Task prompt:
From the first line of the listing below, retype each line up to and including the one with "0.35, 0.40, 0.45]"; pictures stay out.
++++ Data extract ++++
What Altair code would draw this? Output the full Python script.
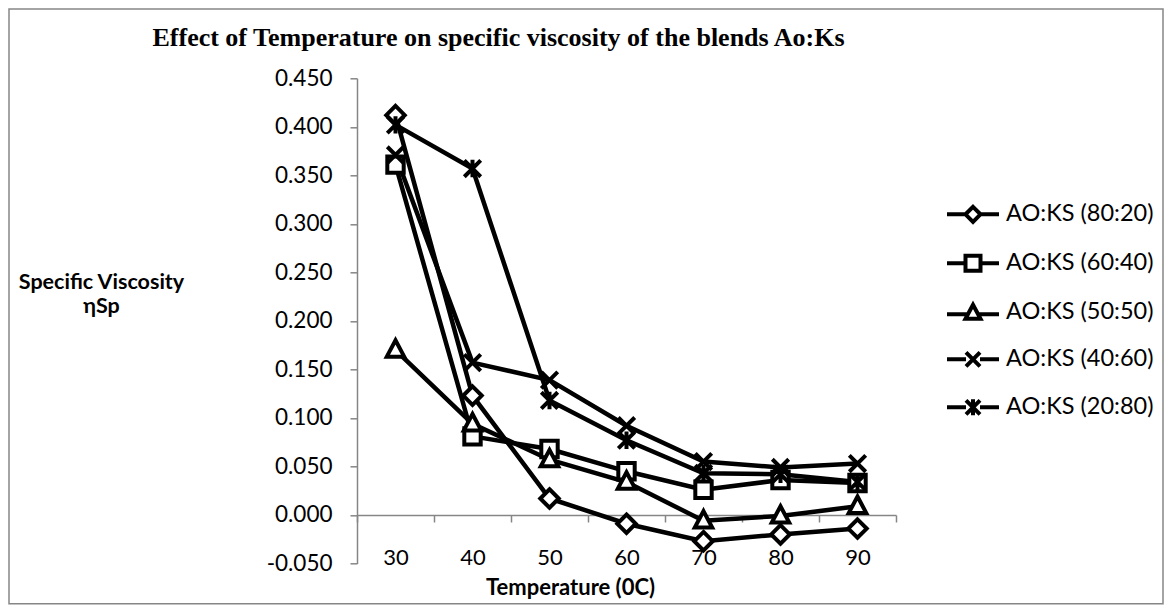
import altair as alt
import pandas as pd

temps = ["30", "40", "50", "60", "70", "80", "90"]
series = ["AO:KS (80:20)", "AO:KS (60:40)", "AO:KS (50:50)", "AO:KS (40:60)", "AO:KS (20:80)"]
v_80_20 = [0.412, 0.123, 0.017, -0.009, -0.027, -0.020, -0.014]
v_60_40 = [0.361, 0.081, 0.068, 0.045, 0.026, 0.036, 0.033]
v_50_50 = [0.170, 0.094, 0.057, 0.034, -0.006, -0.001, 0.009]
v_40_60 = [0.371, 0.157, 0.139, 0.092, 0.055, 0.049, 0.053]
v_20_80 = [0.402, 0.357, 0.118, 0.077, 0.043, 0.042, 0.034]
y_ticks = [-0.05, 0.0, 0.05, 0.10, 0.15, 0.20, 0.25, 0.30, 0.35, 0.40, 0.45]

rows = []
for name, vals in zip(series, [v_80_20, v_60_40, v_50_50, v_40_60, v_20_80]):
    for t, v in zip(temps, vals):
        rows.append({"temp": t, "series": name, "value": v})
df = pd.DataFrame(rows)

# marker shapes (unit = 10 px at size 400)
DIAMOND = "M0,-0.9L0.9,0L0,0.9L-0.9,0Z"
SQUARE = "M-0.8,-0.8H0.8V0.8H-0.8Z"
TRIANGLE = "M0,-0.95L0.85,0.65L-0.85,0.65Z"
XMARK = "M-0.8,-0.8L0.8,0.8M-0.8,0.8L0.8,-0.8"
STAR = "M-0.8,-0.8L0.8,0.8M-0.8,0.8L0.8,-0.8M0,-0.85V0.85"
marker_paths = [DIAMOND, SQUARE, TRIANGLE, XMARK, STAR]

LINE = "M-2.6,0H-0.75M0.75,0H2.6"
legend_paths = [
    LINE + "M0,-0.75L0.75,0L0,0.75L-0.75,0Z",
    LINE + "M-0.75,-0.75H0.75V0.75H-0.75Z",
    "M-2.6,0.2H-0.6M0.6,0.2H2.6M0,-0.75L0.75,0.65L-0.75,0.65Z",
    "M-2.6,0H-0.7M0.7,0H2.6M-0.7,-0.7L0.7,0.7M-0.7,0.7L0.7,-0.7",
    "M-2.6,0H-0.7M0.7,0H2.6M-0.7,-0.7L0.7,0.7M-0.7,0.7L0.7,-0.7M0,-0.8V0.8",
]

LABEL_FONT = "Lato"
GRAY = "#868686"

x_enc = alt.X(
    "temp:N",
    sort=temps,
    scale=alt.Scale(type="band", paddingInner=0, paddingOuter=0),
    axis=alt.Axis(
        title="Temperature (0C)",
        tickBand="extent",
        offset=-48.5,
        tickSize=7,
        labelPadding=25,
        labelAngle=0,
        domainColor=GRAY,
        tickColor=GRAY,
        domainWidth=1.5,
        tickWidth=1.5,
        labelFont=LABEL_FONT,
        labelFontSize=22,
        labelColor="black",
        titleFont=LABEL_FONT,
        titleFontSize=22,
        titleFontWeight="bold",
        titleColor="black",
        titleX=213,
        titleY=79,
        titleAlign="center",
        titleBaseline="alphabetic",
    ),
)
y_enc = alt.Y(
    "value:Q",
    scale=alt.Scale(domain=[-0.05, 0.45], nice=False, zero=False),
    axis=alt.Axis(
        values=y_ticks,
        labelExpr="replace(format(datum.value, '.3f'), '\u2212', '-')",
        grid=False,
        tickSize=7,
        labelPadding=18,
        domainColor=GRAY,
        tickColor=GRAY,
        domainWidth=1.5,
        tickWidth=1.5,
        labelFont=LABEL_FONT,
        labelFontSize=22.5,
        labelColor="black",
        title=["Specific Viscosity", "\u03b7Sp"],
        titleAngle=0,
        titleAlign="center",
        titleBaseline="alphabetic",
        titleX=-256,
        titleY=210,
        titleLineHeight=24,
        titleFont=LABEL_FONT,
        titleFontSize=21.5,
        titleFontWeight="bold",
        titleColor="black",
    ),
)

frame = alt.Chart(alt.Data(values=[{"k": 1}])).mark_rect(
    fill="transparent", stroke=GRAY, strokeWidth=1.5
).encode(
    x=alt.value(-348), x2=alt.value(806), y=alt.value(-69.3), y2=alt.value(525.5)
)

lines = alt.Chart(df).mark_line(color="black", strokeWidth=4.5).encode(
    x=x_enc, y=y_enc, detail="series:N"
)

points = alt.Chart(df).mark_point(
    filled=True, fill="white", stroke="black", strokeWidth=4, size=420, opacity=1
).encode(
    x=x_enc,
    y=y_enc,
    shape=alt.Shape("series:N", scale=alt.Scale(domain=series, range=marker_paths), legend=None),
)

legend_layer = alt.Chart(df).transform_filter("false").mark_point(
    filled=False, color="black", stroke="black", strokeWidth=4, size=400, opacity=1
).encode(
    x=x_enc,
    y=y_enc,
    shape=alt.Shape(
        "series:N",
        scale=alt.Scale(domain=series, range=legend_paths),
        legend=alt.Legend(
            title=None,
            orient="none",
            legendX=604,
            legendY=124,
            padding=0,
            symbolSize=400,
            symbolStrokeWidth=4,
            symbolStrokeColor="black",
            symbolFillColor="white",
            symbolOpacity=1,
            labelFont=LABEL_FONT,
            labelFontSize=23.5,
            labelColor="black",
            labelOffset=21,
            rowPadding=17,
            labelLimit=300,
        ),
    ),
)

chart = (
    alt.layer(frame, lines, points, legend_layer)
    .resolve_scale(shape="independent")
    .properties(
        width=539,
        height=485.2,
        padding={"left": 349, "top": 70.3, "right": 268, "bottom": 42.5},
        autosize="none",
        background="white",
        title=alt.TitleParams(
            text="Effect of Temperature on specific viscosity of  the blends Ao:Ks",
            font="Liberation Serif",
            fontSize=26,
            fontWeight="bold",
            color="black",
            anchor="middle",
            dx=-128,
            offset=-43,
        ),
    )
    .configure_view(stroke=None)
)

chart.save("out.html", embed_options={"renderer": "svg", "actions": False})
++++
Written response:
What Altair code would draw this? Output the full Python script.
import altair as alt
import pandas as pd

temps = ["30", "40", "50", "60", "70", "80", "90"]
series = ["AO:KS (80:20)", "AO:KS (60:40)", "AO:KS (50:50)", "AO:KS (40:60)", "AO:KS (20:80)"]
v_80_20 = [0.412, 0.123, 0.017, -0.009, -0.027, -0.020, -0.014]
v_60_40 = [0.361, 0.081, 0.068, 0.045, 0.026, 0.036, 0.033]
v_50_50 = [0.170, 0.094, 0.057, 0.034, -0.006, -0.001, 0.009]
v_40_60 = [0.371, 0.157, 0.139, 0.092, 0.055, 0.049, 0.053]
v_20_80 = [0.402, 0.357, 0.118, 0.077, 0.043, 0.042, 0.034]
y_ticks = [-0.05, 0.0, 0.05, 0.10, 0.15, 0.20, 0.25, 0.30, 0.35, 0.40, 0.45]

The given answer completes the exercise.